++++ Material

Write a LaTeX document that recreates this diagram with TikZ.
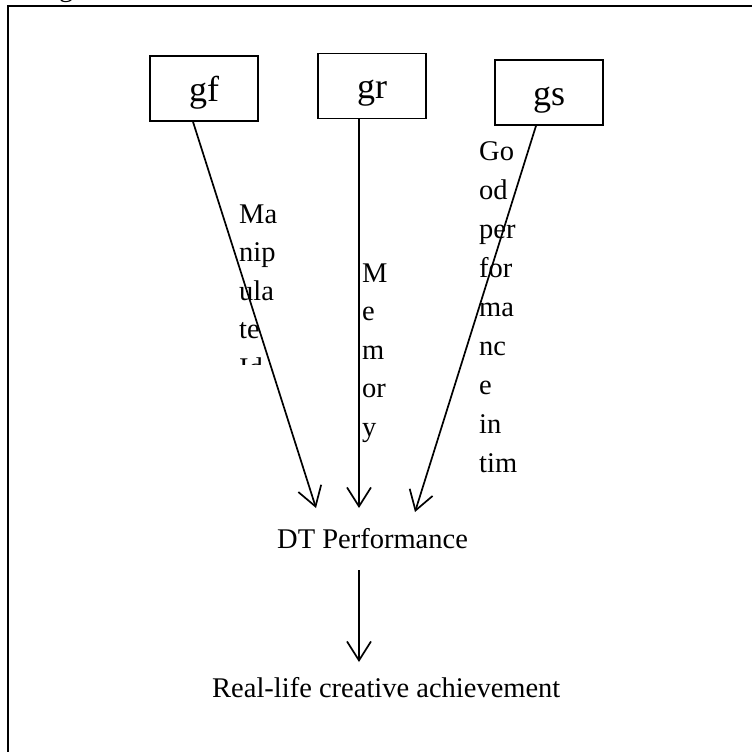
\documentclass[tikz,border=0pt]{standalone}
\usepackage{fontspec}
\setmainfont{Liberation Serif}
\usetikzlibrary{arrows.meta}
\begin{document}
\begin{tikzpicture}[x=1pt,y=-1pt,
  box/.style={draw,line width=1.6pt,minimum width=108pt,minimum height=65pt,inner sep=0pt,font=\fontsize{36}{42}\selectfont,text height=25pt,text depth=0pt},
  lbl/.style={anchor=base west,inner sep=0pt,font=\fontsize{28.5}{34}\selectfont},
  arr/.style={line width=1.7pt,-{Straight Barb[length=19pt,width=24pt]}}]
\useasboundingbox (0,0) rectangle (752,752);
\fill[white] (0,0) rectangle (752,752);
\draw[line width=2pt] (8,752) -- (8,6) -- (752,6);
\node[lbl] (fig) at (59,-3) {g};
% boxes
\node[box] (gf) at (204,88.5) {gf};
\node[box] (gr) at (372,86) {gr};
\node[box] (gs) at (549,92.5) {gs};
% labels
\begin{scope}
\clip (230,150) rectangle (300,364);
\foreach \t [count=\i] in {Ma,nip,ula,te,Id}
  \node[lbl] (man\i) at (239,{223+38.5*(\i-1)}) {\t};
\end{scope}
\foreach \t [count=\i] in {M,e,m,or,y}
  \node[lbl] (mem\i) at (362,{282+38.5*(\i-1)}) {\t};
\foreach \t [count=\i] in {Go,od,per,for,ma,nc,e,in,tim}
  \node[lbl] (gp\i) at (479,{160+39*(\i-1)}) {\t};
% lower texts
\node[lbl] (dt) at (277,548) {DT Performance};
\node[lbl] (rl) at (212,697) {Real-life creative achievement};
% arrows
\coordinate (t1) at (316,508);
\coordinate (t2) at (359,508);
\coordinate (t3) at (415,512);
\draw[arr] ([xshift=-11pt]gf.south) -- (t1);
\draw[arr] ([xshift=-13pt]gr.south) -- (t2);
\draw[arr] ([xshift=-13pt]gs.south) -- (t3);
\coordinate (b0) at (359,570);
\coordinate (b1) at (359,662);
\draw[arr] (b0) -- (b1);
\end{tikzpicture}
\end{document}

++++++++

From the data above, write out everything exactly except the pictures.

Result.
Write a LaTeX document that recreates this diagram with TikZ.
\documentclass[tikz,border=0pt]{standalone}
\usepackage{fontspec}
\setmainfont{Liberation Serif}
\usetikzlibrary{arrows.meta}
\begin{document}
\begin{tikzpicture}[x=1pt,y=-1pt,
  box/.style={draw,line width=1.6pt,minimum width=108pt,minimum height=65pt,inner sep=0pt,font=\fontsize{36}{42}\selectfont,text height=25pt,text depth=0pt},
  lbl/.style={anchor=base west,inner sep=0pt,font=\fontsize{28.5}{34}\selectfont},
  arr/.style={line width=1.7pt,-{Straight Barb[length=19pt,width=24pt]}}]
\useasboundingbox (0,0) rectangle (752,752);
\fill[white] (0,0) rectangle (752,752);
\draw[line width=2pt] (8,752) -- (8,6) -- (752,6);
\node[lbl] (fig) at (59,-3) {g};
% boxes
\node[box] (gf) at (204,88.5) {gf};
\node[box] (gr) at (372,86) {gr};
\node[box] (gs) at (549,92.5) {gs};
% labels
\begin{scope}
\clip (230,150) rectangle (300,364);
\foreach \t [count=\i] in {Ma,nip,ula,te,Id}
  \node[lbl] (man\i) at (239,{223+38.5*(\i-1)}) {\t};
\end{scope}
\foreach \t [count=\i] in {M,e,m,or,y}
  \node[lbl] (mem\i) at (362,{282+38.5*(\i-1)}) {\t};
\foreach \t [count=\i] in {Go,od,per,for,ma,nc,e,in,tim}
  \node[lbl] (gp\i) at (479,{160+39*(\i-1)}) {\t};
% lower texts
\node[lbl] (dt) at (277,548) {DT Performance};
\node[lbl] (rl) at (212,697) {Real-life creative achievement};
% arrows
\coordinate (t1) at (316,508);
\coordinate (t2) at (359,508);
\coordinate (t3) at (415,512);
\draw[arr] ([xshift=-11pt]gf.south) -- (t1);
\draw[arr] ([xshift=-13pt]gr.south) -- (t2);
\draw[arr] ([xshift=-13pt]gs.south) -- (t3);
\coordinate (b0) at (359,570);
\coordinate (b1) at (359,662);
\draw[arr] (b0) -- (b1);
\end{tikzpicture}
\end{document}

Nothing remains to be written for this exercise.